In a paper published in the Feb. 17 issue of Nature Geoscience, researchers Hejiu Hui, postdoctoral research associate of civil and environmental engineering and earth sciences at the University of Notre Dame; Anne H. Peslier, scientist at Jacobs Technology and manager of the electron microprobe at the Astromaterials Research and Exploration Science Division at Johnson Space Center; Youxue Zhang, the James R. O’Neil Collegiate Professor of Earth and Environmental Sciences at the University of Michigan; and Clive R. Neal, professor of civil and environmental engineering and earth sciences at Notre Dame, show that they have detected significant amounts of water in the samples of the lunar highland upper crust obtained during the Apollo missions. The lunar highlands are thought to represent the original crust, crystallized from a mostly molten early Moon that is called the lunar magma ocean.

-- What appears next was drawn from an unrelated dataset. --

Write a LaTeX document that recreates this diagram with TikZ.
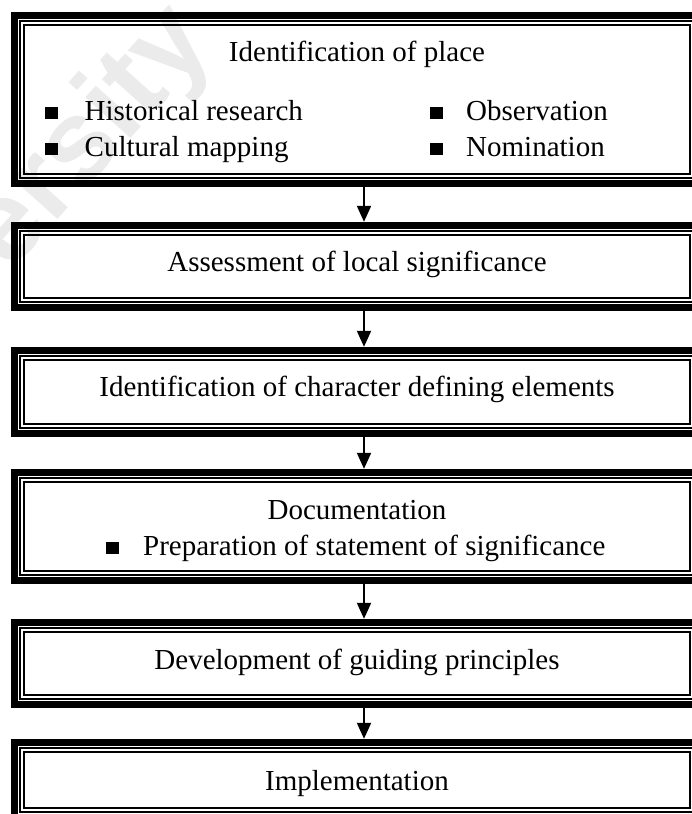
\documentclass[tikz,border=0pt]{standalone}
\usepackage{fontspec}
\setmainfont{Liberation Serif}
\newfontfamily\wmfont{Liberation Sans}
\usetikzlibrary{arrows.meta}
\begin{document}
\begin{tikzpicture}[x=1pt,y=-1pt,
  box/.style={draw=none, inner sep=0pt, minimum width=692pt},
  lbl/.style={font=\fontsize{29}{34}\selectfont, inner sep=0pt, anchor=base},
  item/.style={lbl, anchor=base west},
  bul/.style={fill=black, inner sep=0pt, minimum width=13pt, minimum height=12pt, anchor=south west},
  arr/.style={line width=2pt, -{Triangle[width=14pt,length=16pt]}},
  thickframe/.style={line width=7pt},
  thinframe/.style={line width=1.7pt},
]
\useasboundingbox (0,0) rectangle (692,814);
\clip (0,0) rectangle (692,814);

% faint watermark behind the chart
\node[text=black!8, font=\wmfont\bfseries\fontsize{115}{115}\selectfont,
      rotate=48, anchor=base east, inner sep=0pt] (wm) at (215,45) {University};

% step boxes (outer edges)
\node[box, minimum height=175pt] (b1) at (357,99.5) {};
\node[box, minimum height=89pt]  (b2) at (357,266.5) {};
\node[box, minimum height=90pt]  (b3) at (357,392) {};
\node[box, minimum height=115pt] (b4) at (357,526.5) {};
\node[box, minimum height=89pt]  (b5) at (357,663.5) {};
\node[box, minimum height=82pt]  (b6) at (357,780) {};

% thick-thin-thin frame around each box
\foreach \n in {b1,b2,b3,b4,b5,b6}{
  \draw[thickframe] ([shift={(3.5,3.5)}]\n.north west) rectangle ([shift={(-3.5,-3.5)}]\n.south east);
  \draw[thinframe] ([shift={(9.5,9.5)}]\n.north west) rectangle ([shift={(-9.5,-9.5)}]\n.south east);
  \draw[thinframe] ([shift={(13,13)}]\n.north west) rectangle ([shift={(-13,-13)}]\n.south east);
}

% box texts
\node[lbl] (t1) at (357,61.7) {Identification of place};
\node[bul] (s1) at (45,119.5) {};
\node[item] (i1) at (84.5,120.7) {Historical research};
\node[bul] (s2) at (45,155.5) {};
\node[item] (i2) at (84.5,156.7) {Cultural mapping};
\node[bul] (s3) at (429.5,119.5) {};
\node[item] (i3) at (466,120.7) {Observation};
\node[bul] (s4) at (429.5,155.5) {};
\node[item] (i4) at (466,156.7) {Nomination};

\node[lbl] (t2) at (357,271.5) {Assessment of local significance};
\node[lbl] (t3) at (357,396.5) {Identification of character defining elements};

\node[lbl] (t4) at (357,519) {Documentation};
\node[bul] (s5) at (106,554) {};
\node[item] (i5) at (143,555.3) {Preparation of statement of significance};

\node[lbl] (t5) at (357,669) {Development of guiding principles};
\node[lbl] (t6) at (357,790) {Implementation};

% connectors
\coordinate (ax) at (364,0);
\draw[arr] (b1.south -| ax) -- (b2.north -| ax);
\draw[arr] (b2.south -| ax) -- (b3.north -| ax);
\draw[arr] (b3.south -| ax) -- (b4.north -| ax);
\draw[arr] (b4.south -| ax) -- (b5.north -| ax);
\draw[arr] (b5.south -| ax) -- (b6.north -| ax);
\end{tikzpicture}
\end{document}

Their findings indicate that the early Moon was not only wet, but also the water that was there was not substantially lost during the Moon’s formation. This new evidence seems to contradict the predominant lunar formation theory — that the Moon was formed from debris generated during a giant impact between Earth and another planetary body, approximately the size of Mars. According to Hui, “the presence of water in the early Moon needs to be reconciled with the favored formation scenario that had been supported by the volatile elements and isotopes in the samples, such as zinc.”
As little as five years ago, no one had detected water in the samples returned from the Moon. The advancement of instrumentation, such as secondary ion mass spectrometry and Fourier transform infrared spectroscopy, has made it possible to detect tiny, but measureable, amounts of water in the mineral grains from Apollo samples. “It’s not ‘liquid’ water that was measured during these studies but hydroxyl groups (developed from water that did exist in the lunar magma ocean) that was distributed within mineral grain,” says Hui. “We are able to detect those hydroxyl groups in the crystalline structure of the Apollo samples.”
The hydroxyl groups the team detected are evidence that the lunar interior contained significant water during the Moon’s early molten state, before the crust solidified, and that they may have played a key role in the development of lunar basalts. “The presence of water,” says Hui, “could imply a more prolonged solidification of the lunar magma ocean than the once popular anhydrous moon scenario suggests.”